What the task asks
Search the records for the word "this" and pick out every line that has it.

Records for processing
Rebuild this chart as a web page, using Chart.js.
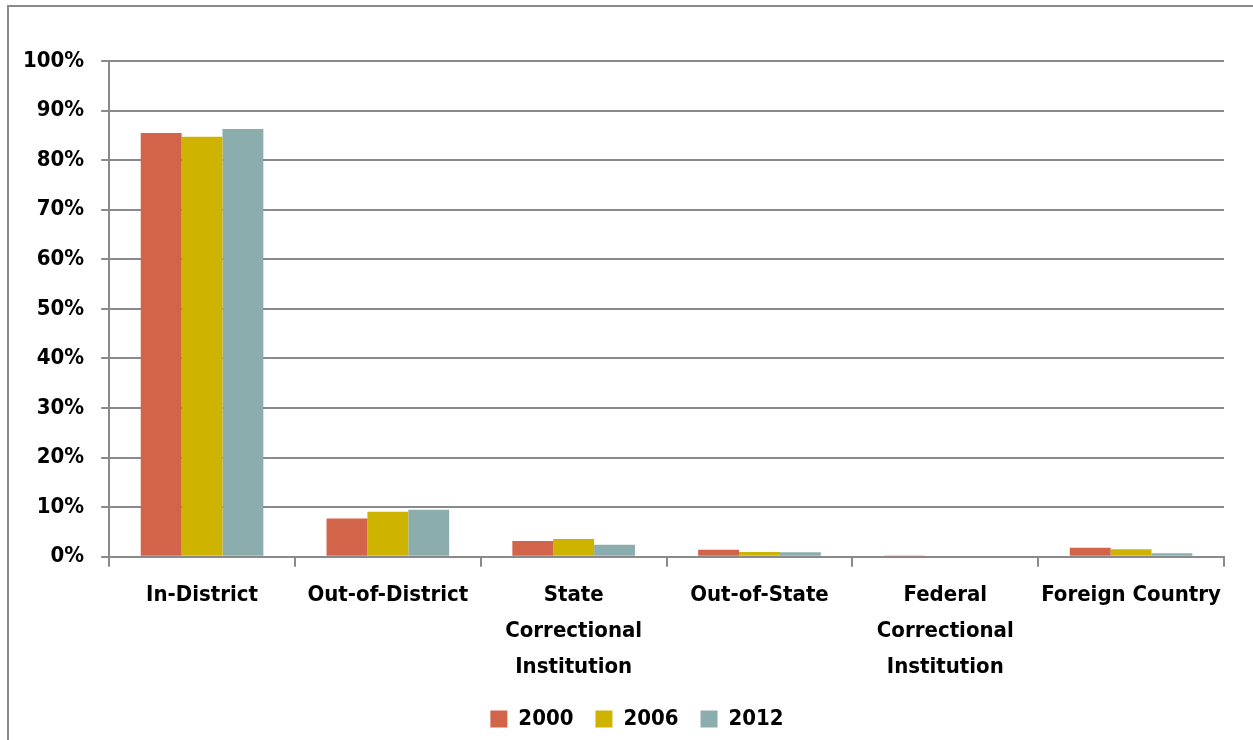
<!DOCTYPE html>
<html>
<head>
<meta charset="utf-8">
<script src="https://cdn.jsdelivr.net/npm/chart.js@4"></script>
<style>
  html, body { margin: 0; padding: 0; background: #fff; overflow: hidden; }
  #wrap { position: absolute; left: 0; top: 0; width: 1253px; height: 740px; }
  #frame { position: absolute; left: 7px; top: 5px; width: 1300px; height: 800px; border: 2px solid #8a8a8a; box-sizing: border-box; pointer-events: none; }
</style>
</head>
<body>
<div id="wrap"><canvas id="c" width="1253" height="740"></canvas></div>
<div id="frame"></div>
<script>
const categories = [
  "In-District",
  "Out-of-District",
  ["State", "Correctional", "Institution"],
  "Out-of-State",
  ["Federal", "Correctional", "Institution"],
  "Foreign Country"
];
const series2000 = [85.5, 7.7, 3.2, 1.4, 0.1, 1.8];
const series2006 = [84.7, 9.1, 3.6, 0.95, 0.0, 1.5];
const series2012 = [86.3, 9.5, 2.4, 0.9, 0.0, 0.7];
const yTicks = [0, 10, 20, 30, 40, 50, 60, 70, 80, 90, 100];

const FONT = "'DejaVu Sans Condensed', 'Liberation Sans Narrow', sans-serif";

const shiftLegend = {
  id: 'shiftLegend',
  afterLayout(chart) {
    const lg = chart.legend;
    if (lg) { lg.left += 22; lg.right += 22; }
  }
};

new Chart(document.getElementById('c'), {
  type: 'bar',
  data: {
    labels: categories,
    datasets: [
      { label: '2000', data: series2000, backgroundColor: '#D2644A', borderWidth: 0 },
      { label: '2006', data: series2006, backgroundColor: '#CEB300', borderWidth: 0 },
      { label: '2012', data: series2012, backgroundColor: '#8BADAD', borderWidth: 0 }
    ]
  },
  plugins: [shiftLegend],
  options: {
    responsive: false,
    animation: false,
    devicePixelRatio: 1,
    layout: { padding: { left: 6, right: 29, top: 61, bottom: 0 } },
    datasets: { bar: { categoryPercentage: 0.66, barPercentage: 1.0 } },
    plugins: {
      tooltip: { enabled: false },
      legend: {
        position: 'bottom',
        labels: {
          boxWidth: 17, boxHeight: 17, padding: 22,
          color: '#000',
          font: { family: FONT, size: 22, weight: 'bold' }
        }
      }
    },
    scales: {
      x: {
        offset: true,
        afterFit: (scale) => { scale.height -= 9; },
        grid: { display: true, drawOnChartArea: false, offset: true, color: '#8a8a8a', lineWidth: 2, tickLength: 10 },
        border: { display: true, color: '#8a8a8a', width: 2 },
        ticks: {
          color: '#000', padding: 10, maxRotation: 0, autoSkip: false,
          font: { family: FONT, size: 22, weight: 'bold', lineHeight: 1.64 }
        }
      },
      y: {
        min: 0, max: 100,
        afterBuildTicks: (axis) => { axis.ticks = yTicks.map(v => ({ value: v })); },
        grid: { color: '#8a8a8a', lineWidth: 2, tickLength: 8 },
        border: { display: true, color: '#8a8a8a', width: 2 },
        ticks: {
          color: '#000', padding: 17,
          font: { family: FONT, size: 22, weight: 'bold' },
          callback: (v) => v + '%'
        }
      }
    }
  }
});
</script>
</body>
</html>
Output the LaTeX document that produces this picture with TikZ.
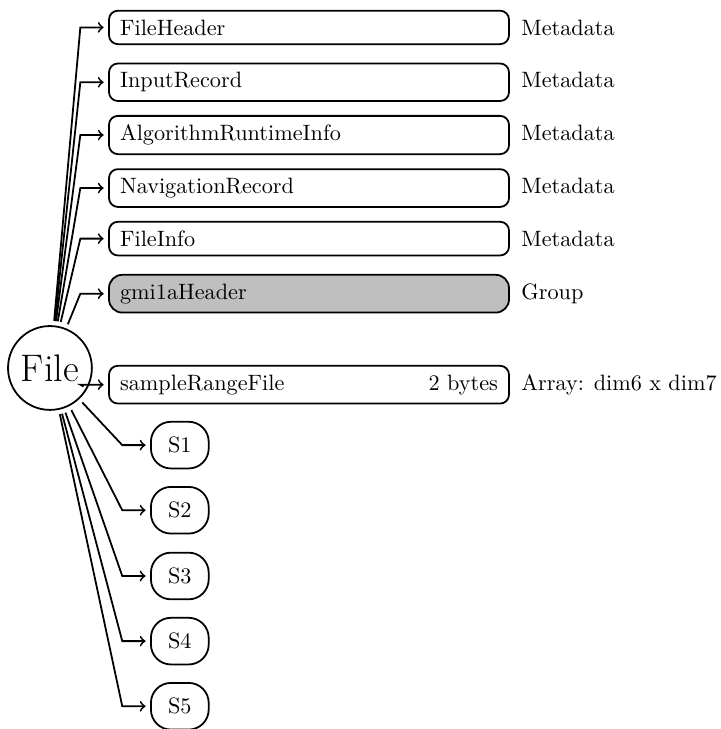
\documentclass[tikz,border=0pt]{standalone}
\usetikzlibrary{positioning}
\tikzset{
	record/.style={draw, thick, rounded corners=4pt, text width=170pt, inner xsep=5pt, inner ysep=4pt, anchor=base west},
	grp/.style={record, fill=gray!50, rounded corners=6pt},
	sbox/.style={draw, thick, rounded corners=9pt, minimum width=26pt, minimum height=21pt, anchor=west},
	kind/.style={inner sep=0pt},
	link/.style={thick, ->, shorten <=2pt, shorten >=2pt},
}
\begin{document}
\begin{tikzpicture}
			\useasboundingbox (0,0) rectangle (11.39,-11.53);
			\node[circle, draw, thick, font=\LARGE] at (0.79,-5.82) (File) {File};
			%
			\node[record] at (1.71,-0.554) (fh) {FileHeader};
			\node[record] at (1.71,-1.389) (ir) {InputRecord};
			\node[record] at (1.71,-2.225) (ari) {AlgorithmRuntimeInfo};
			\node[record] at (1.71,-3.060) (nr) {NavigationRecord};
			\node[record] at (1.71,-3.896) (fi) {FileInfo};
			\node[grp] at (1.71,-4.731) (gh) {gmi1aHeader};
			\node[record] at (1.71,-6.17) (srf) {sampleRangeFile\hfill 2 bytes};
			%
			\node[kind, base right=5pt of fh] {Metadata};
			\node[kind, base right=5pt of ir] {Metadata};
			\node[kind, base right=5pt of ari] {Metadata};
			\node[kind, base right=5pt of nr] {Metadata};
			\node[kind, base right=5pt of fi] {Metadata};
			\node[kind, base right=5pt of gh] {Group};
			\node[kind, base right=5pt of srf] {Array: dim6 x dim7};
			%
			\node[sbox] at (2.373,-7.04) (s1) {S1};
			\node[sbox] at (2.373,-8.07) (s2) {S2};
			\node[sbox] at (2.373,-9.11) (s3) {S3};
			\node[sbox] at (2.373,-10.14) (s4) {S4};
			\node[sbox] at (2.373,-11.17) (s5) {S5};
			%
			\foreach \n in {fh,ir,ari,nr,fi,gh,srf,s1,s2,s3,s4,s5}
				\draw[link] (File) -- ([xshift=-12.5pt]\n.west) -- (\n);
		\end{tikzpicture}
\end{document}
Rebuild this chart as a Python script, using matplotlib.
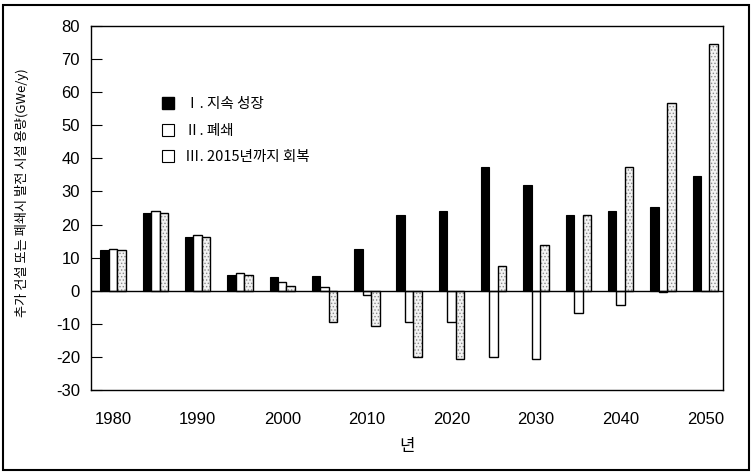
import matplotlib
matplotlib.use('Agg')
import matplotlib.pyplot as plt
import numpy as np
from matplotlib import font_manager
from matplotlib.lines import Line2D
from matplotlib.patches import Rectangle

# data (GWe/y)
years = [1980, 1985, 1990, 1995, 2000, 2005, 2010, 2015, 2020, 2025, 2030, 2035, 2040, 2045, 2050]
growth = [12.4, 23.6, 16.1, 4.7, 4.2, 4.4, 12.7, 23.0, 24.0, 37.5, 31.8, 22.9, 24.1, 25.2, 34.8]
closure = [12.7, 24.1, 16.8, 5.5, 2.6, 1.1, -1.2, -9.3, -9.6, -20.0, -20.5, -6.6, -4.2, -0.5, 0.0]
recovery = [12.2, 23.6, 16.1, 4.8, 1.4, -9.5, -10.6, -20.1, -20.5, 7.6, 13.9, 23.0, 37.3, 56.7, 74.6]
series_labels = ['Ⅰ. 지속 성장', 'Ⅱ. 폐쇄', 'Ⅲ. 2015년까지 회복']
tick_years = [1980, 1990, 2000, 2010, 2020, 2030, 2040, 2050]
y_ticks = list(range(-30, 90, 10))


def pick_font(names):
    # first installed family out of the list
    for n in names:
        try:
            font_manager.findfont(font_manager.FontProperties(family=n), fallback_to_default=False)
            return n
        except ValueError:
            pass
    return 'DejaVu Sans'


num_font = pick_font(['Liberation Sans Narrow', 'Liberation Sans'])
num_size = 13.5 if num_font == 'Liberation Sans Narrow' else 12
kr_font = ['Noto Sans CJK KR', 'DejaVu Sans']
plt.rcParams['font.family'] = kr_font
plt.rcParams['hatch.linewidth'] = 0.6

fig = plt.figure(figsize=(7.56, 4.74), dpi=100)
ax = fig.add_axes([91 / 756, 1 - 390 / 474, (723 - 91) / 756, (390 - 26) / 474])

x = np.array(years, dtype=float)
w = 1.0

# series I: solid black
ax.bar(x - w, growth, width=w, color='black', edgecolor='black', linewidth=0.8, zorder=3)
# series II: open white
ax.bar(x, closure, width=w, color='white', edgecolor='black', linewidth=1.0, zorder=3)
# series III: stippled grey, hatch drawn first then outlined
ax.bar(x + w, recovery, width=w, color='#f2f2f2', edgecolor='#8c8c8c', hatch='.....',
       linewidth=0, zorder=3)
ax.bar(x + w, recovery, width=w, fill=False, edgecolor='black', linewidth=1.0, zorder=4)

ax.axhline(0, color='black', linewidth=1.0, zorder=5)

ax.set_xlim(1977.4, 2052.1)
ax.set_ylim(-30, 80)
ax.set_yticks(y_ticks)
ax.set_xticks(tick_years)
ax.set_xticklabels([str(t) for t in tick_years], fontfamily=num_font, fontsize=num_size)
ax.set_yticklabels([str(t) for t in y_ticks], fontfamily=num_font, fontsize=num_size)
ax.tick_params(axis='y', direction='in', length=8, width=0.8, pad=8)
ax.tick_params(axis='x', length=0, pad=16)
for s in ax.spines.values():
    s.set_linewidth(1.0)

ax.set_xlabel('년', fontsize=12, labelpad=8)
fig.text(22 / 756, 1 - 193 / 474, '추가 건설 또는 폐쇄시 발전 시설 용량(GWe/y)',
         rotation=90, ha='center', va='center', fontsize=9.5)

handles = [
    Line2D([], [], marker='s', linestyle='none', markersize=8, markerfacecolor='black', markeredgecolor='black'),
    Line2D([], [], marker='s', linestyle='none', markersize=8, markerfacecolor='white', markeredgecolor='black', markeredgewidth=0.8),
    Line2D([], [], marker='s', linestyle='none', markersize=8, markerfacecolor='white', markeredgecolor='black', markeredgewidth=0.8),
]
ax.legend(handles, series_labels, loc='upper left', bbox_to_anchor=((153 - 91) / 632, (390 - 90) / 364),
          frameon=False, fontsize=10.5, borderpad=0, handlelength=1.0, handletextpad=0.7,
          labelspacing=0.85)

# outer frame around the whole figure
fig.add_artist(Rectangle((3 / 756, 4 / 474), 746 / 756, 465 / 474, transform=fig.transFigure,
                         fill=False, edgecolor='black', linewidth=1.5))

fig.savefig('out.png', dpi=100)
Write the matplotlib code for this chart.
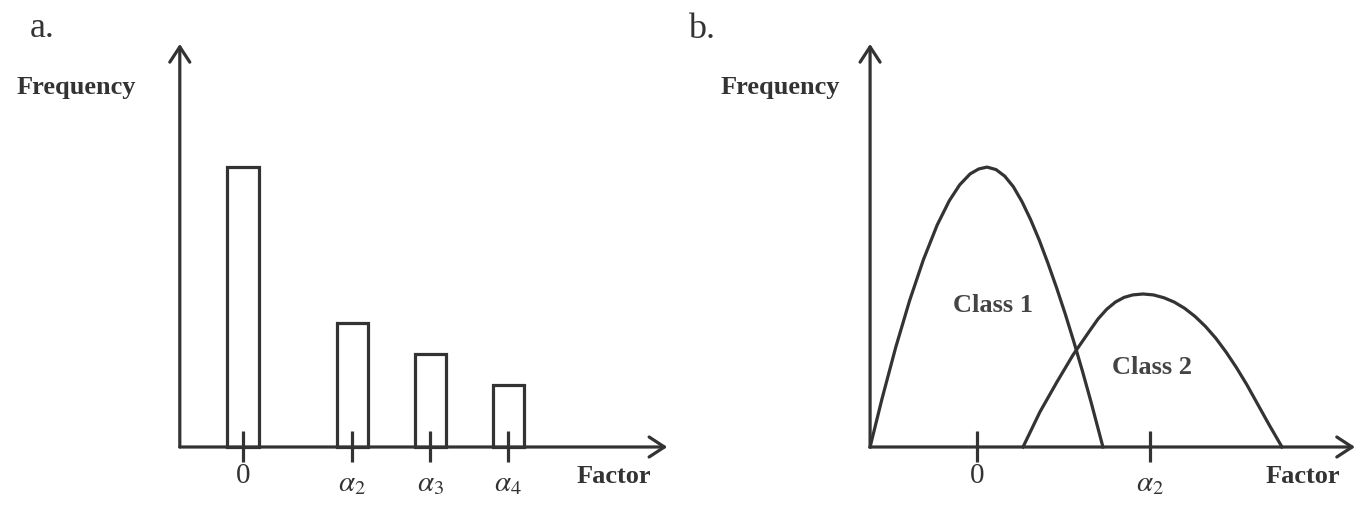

Result
Rebuild this chart as a web page, using Chart.js.
Output the LaTeX document that produces this picture with TikZ.
Rebuild this chart as a Python script, using matplotlib.
Write the matplotlib code for this chart.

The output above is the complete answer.